|
Australia's vocational education and training (VET) system is
characterised as being industry-led, with the content of courses based
on the skills and competences specified by industry. VET courses have
been packaged up into industry training packages developed by industry,
with the aim of meeting the needs of an industry or a group of industries.
This approach sits well with a view of VET as being about acquiring
specific skills to be used in work. By contrast, we think of school
and university education as having broader purposes, and often being
ends in their own right. While university graduates tend to do well
in the labour market, many have degrees which are generic in nature.
Is
vocational education and training as narrowly vocational as the standard
description seems to imply? Is VET vocational? The relevance of training
to the occupations of vocational education and training graduates
aims to throw some light on this question through a comparison of what
VET
graduates study and the jobs they get. To do this it uses data from
the Student Outcomes Survey. For those graduates whose destination
occupation differs from the intended occupation (obtained by assigning
an occupation
to each course), the study investigates the skill level of the destination
occupation and the extent to which the graduates view their training
as being relevant.

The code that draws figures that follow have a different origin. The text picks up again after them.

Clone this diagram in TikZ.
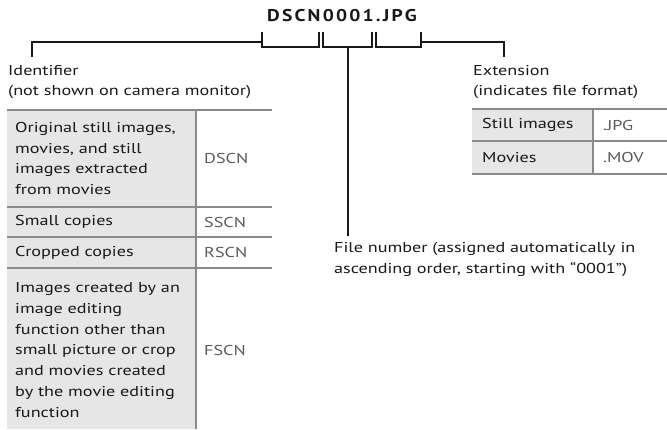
\documentclass[tikz,border=0pt]{standalone}
\usepackage{fontspec}
\setmainfont{PT Sans}[FakeStretch=1.27]
\newfontfamily\fnamefont{PT Sans}[FakeStretch=1.15,LetterSpace=13]
\usetikzlibrary{positioning}
\definecolor{gridgray}{HTML}{8A8A8A}
\definecolor{cellgray}{HTML}{E6E6E6}
\definecolor{codegray}{HTML}{5A5A5A}
\definecolor{inkblack}{HTML}{1A1718}
\newcommand\txtsize{\fontsize{14.3}{20.8}\selectfont}

\begin{document}
\begin{tikzpicture}[x=1pt,y=-1pt,
    lbl/.style={anchor=west, inner sep=0pt, align=left, text=inkblack, font=\txtsize},
    code/.style={anchor=west, inner sep=0pt, text=codegray, font=\txtsize},
    brk/.style={line width=2pt, inkblack},
    grid/.style={gridgray, line width=2.6pt}
  ]
    \useasboundingbox (0,0) rectangle (667,429);
    % ---- file name and brackets ----
    \node[anchor=base, inner sep=0pt, text=inkblack, font=\fnamefont\bfseries\fontsize{17}{20}\selectfont]
      (fname) at (342,21) {DSCN0001.JPG};
    \draw[brk] (262,32) -- (262,47) -- (319,47) -- (319,32);
    \draw[brk] (323,32) -- (323,47) -- (372,47) -- (372,32);
    \draw[brk] (376,32) -- (376,47) -- (421,47) -- (421,32);
    \coordinate (idend) at (262,42);
    \coordinate (idtop) at (32,57);
    \coordinate (numend) at (348,47);
    \coordinate (numtop) at (348,236);
    \coordinate (extend) at (421,42);
    \coordinate (exttop) at (504,57);
    \draw[brk] (idend) -| (idtop);
    \draw[brk] (numend) -- (numtop);
    \draw[brk] (extend) -| (exttop);
    % ---- labels ----
    \node[lbl] (ident) at (8,82) {Identifier\\(not shown on camera monitor)};
    \node[lbl] (exten) at (473,82) {Extension\\(indicates file format)};
    \node[lbl] (fnum) at (334,259.5)
      {File number (assigned automatically in\\ascending order, starting with “0001”)};
    % ---- identifier table ----
    \fill[cellgray] (7,110) rectangle (196,429);
    \foreach \y in {110,207,237,268} \draw[grid] (7,\y) -- (272,\y);
    \draw[grid] (196,110) -- (196,429);
    \node[lbl] (orig) at (15,158.5)
      {Original still images,\\movies, and still\\images extracted\\from movies};
    \node[code] (dscn) at (204,158.5) {DSCN};
    \node[lbl] (small) at (15,222) {Small copies};
    \node[code] (sscn) at (204,222) {SSCN};
    \node[lbl] (crop) at (15,252.5) {Cropped copies};
    \node[code] (rscn) at (204,252.5) {RSCN};
    \node[lbl] (edit) at (15,350)
      {Images created by an\\image editing\\function other than\\small picture or crop\\and movies created\\by the movie editing\\function};
    \node[code] (fscn) at (204,350) {FSCN};
    % ---- extension table ----
    \fill[cellgray] (472,109) rectangle (593,174);
    \foreach \y in {109,141,174} \draw[grid] (472,\y) -- (667,\y);
    \draw[grid] (593,109) -- (593,174);
    \node[lbl] (still) at (482,125) {Still images};
    \node[code] (jpg) at (603,125) {.JPG};
    \node[lbl] (movie) at (482,157.5) {Movies};
    \node[code] (mov) at (603,157.5) {.MOV};
\end{tikzpicture}
\end{document}
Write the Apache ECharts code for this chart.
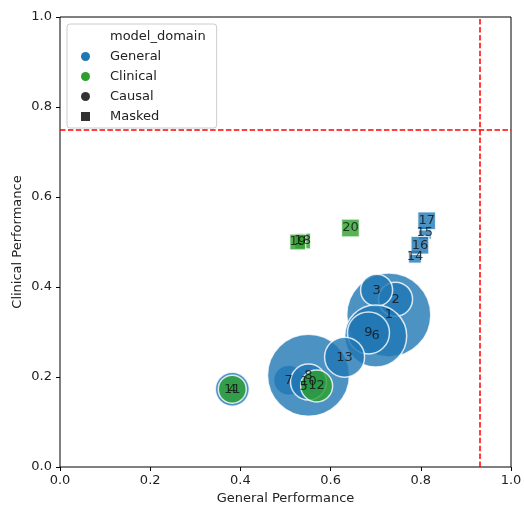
<!DOCTYPE html>
<html>
<head>
<meta charset="utf-8">
<script src="https://cdn.jsdelivr.net/npm/echarts@6/dist/echarts.min.js"></script>
<style>
  html, body { margin: 0; padding: 0; background: #fff; }
  #chart { width: 524px; height: 506px; }
</style>
</head>
<body>
<div id="chart"></div>
<script>
// model ids and their scores
var modelIds = [1, 2, 3, 4, 5, 6, 7, 8, 9, 10, 11, 12, 13, 14, 15, 16, 17, 18, 19, 20];
var generalPerf = [0.729, 0.744, 0.702, 0.382, 0.540, 0.700, 0.507, 0.551, 0.684, 0.551,
                   0.382, 0.569, 0.631, 0.787, 0.809, 0.798, 0.813, 0.538, 0.527, 0.644];
var clinicalPerf = [0.338, 0.373, 0.393, 0.173, 0.178, 0.291, 0.193, 0.204, 0.298, 0.189,
                    0.173, 0.180, 0.244, 0.467, 0.520, 0.493, 0.547, 0.502, 0.500, 0.531];
var modelDomain = ['General', 'General', 'General', 'General', 'General', 'General', 'General',
                   'General', 'General', 'General', 'Clinical', 'Clinical', 'General', 'General',
                   'General', 'General', 'General', 'Clinical', 'Clinical', 'Clinical'];
var modelType = ['Causal', 'Causal', 'Causal', 'Causal', 'Causal', 'Causal', 'Causal', 'Causal',
                 'Causal', 'Causal', 'Causal', 'Causal', 'Causal', 'Masked', 'Masked', 'Masked',
                 'Masked', 'Masked', 'Masked', 'Masked'];
var bubbleSize = [84, 34, 32, 34, 20, 62, 30, 82, 42, 36, 28, 32, 40, 13, 13, 18, 18, 16, 16, 18];
var thresholdGeneral = 0.93;
var thresholdClinical = 0.75;

var domainColor = { General: '#1f77b4', Clinical: '#2ca02c' };
var typeSymbol = { Causal: 'circle', Masked: 'rect' };

var points = modelIds.map(function (id, i) {
  return {
    value: [generalPerf[i], clinicalPerf[i], id, bubbleSize[i]],
    symbol: typeSymbol[modelType[i]],
    itemStyle: { color: domainColor[modelDomain[i]] }
  };
});

var font = 'DejaVu Sans';

// empty series only used to feed the legend
function legendSeries(name, color) {
  return { name: name, type: 'scatter', data: [], itemStyle: { color: color, opacity: 1 } };
}

var option = {
  backgroundColor: '#fff',
  animation: false,
  textStyle: { fontFamily: font },
  grid: {
    left: 60, right: 13, top: 17, bottom: 39,
    outerBoundsMode: 'none',
    show: true, borderColor: '#000', borderWidth: 1, backgroundColor: 'transparent'
  },
  xAxis: {
    type: 'value', min: 0, max: 1, interval: 0.2,
    name: 'General Performance', nameLocation: 'middle', nameGap: 23,
    nameTextStyle: { fontSize: 13, color: '#222', fontFamily: font },
    axisLine: { show: false },
    axisTick: { show: true, inside: false, length: 4, lineStyle: { color: '#000' } },
    axisLabel: { fontSize: 13, color: '#222', margin: 7, fontFamily: font,
      formatter: function (v) { return v.toFixed(1); } },
    splitLine: { show: false }
  },
  yAxis: {
    type: 'value', min: 0, max: 1, interval: 0.2,
    name: 'Clinical Performance', nameLocation: 'middle', nameGap: 36,
    nameMoveOverlap: false,
    nameTextStyle: { fontSize: 13, color: '#222', fontFamily: font },
    axisLine: { show: false },
    axisTick: { show: true, inside: false, length: 4, lineStyle: { color: '#000' } },
    axisLabel: { fontSize: 13, color: '#222', margin: 8, fontFamily: font,
      formatter: function (v) { return v.toFixed(1); } },
    splitLine: { show: false }
  },
  legend: {
    orient: 'vertical', left: 67, top: 24,
    itemWidth: 9, itemHeight: 9, itemGap: 7,
    padding: [6, 11, 5, 14],
    backgroundColor: 'rgba(255,255,255,0.8)',
    borderColor: '#cccccc', borderWidth: 1, borderRadius: 3,
    selectedMode: false,
    textStyle: { fontSize: 13, color: '#222', fontFamily: font,
      rich: { sp: { width: 15 }, t: { fontSize: 13, color: '#222', fontFamily: font } } },
    formatter: function (name) { return '{sp|}{t|' + name + '}'; },
    data: [
      { name: 'model_domain', icon: 'circle', itemStyle: { opacity: 0 } },
      { name: 'General', icon: 'circle' },
      { name: 'Clinical', icon: 'circle' },
      { name: 'Causal', icon: 'circle' },
      { name: 'Masked', icon: 'rect' }
    ]
  },
  series: [
    legendSeries('model_domain', '#ffffff'),
    legendSeries('General', '#1f77b4'),
    legendSeries('Clinical', '#2ca02c'),
    legendSeries('Causal', '#333333'),
    legendSeries('Masked', '#333333'),
    {
      name: 'models',
      type: 'scatter',
      data: points,
      symbolSize: function (v) { return v[3]; },
      itemStyle: { opacity: 0.8, borderColor: '#ffffff', borderWidth: 1.5 },
      label: {
        show: true, position: 'inside', color: '#111', fontSize: 13, fontFamily: font,
        formatter: function (p) { return String(p.value[2]); }
      },
      emphasis: { disabled: true },
      markLine: {
        silent: true, symbol: 'none', animation: false,
        label: { show: false },
        lineStyle: { color: '#ff0000', type: [5.5, 2.4], width: 1.5 },
        data: [{ xAxis: thresholdGeneral }, { yAxis: thresholdClinical }]
      }
    }
  ]
};

var myChart = echarts.init(document.getElementById('chart'));
myChart.setOption(option);
</script>
</body>
</html>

The idea is to distinguish between training that
is generic (in the sense of being relevant to a wide range of destination
occupations) and training that is wasted. (Physicists driving taxis
is the popular example.)
Key messages
- The match between what people study and the jobs they get is high
for the technicians and trades group of occupations, but relatively
low for most other courses.
- Most of the mismatch between intended
and destination occupations
reflects the generic aspect of vocational education and
training. Graduates mostly report their training as relevant to
their
job, despite not ending
up in the 'matched' occupation.
- There is some skills wastage,
however, with graduates reporting that their training is not relevant
to the occupation in which
they find
themselves. The two courses with the highest skills wastage
are those for arts and media professionals and sports
and personal service workers.
The study has three main implications.
First, in thinking about the role of the VET system in addressing
the needs
of the labour market,
it needs to be kept in mind that, with the exception
of the trades, there is no neat match between courses and the occupations
in which most
people end up working. Second, those developing training
packages
need to be aware that many graduates will not work in
their 'intended' occupation.
Finally, potential students need to be realistic about
the likely occupation that a particular course will lead to.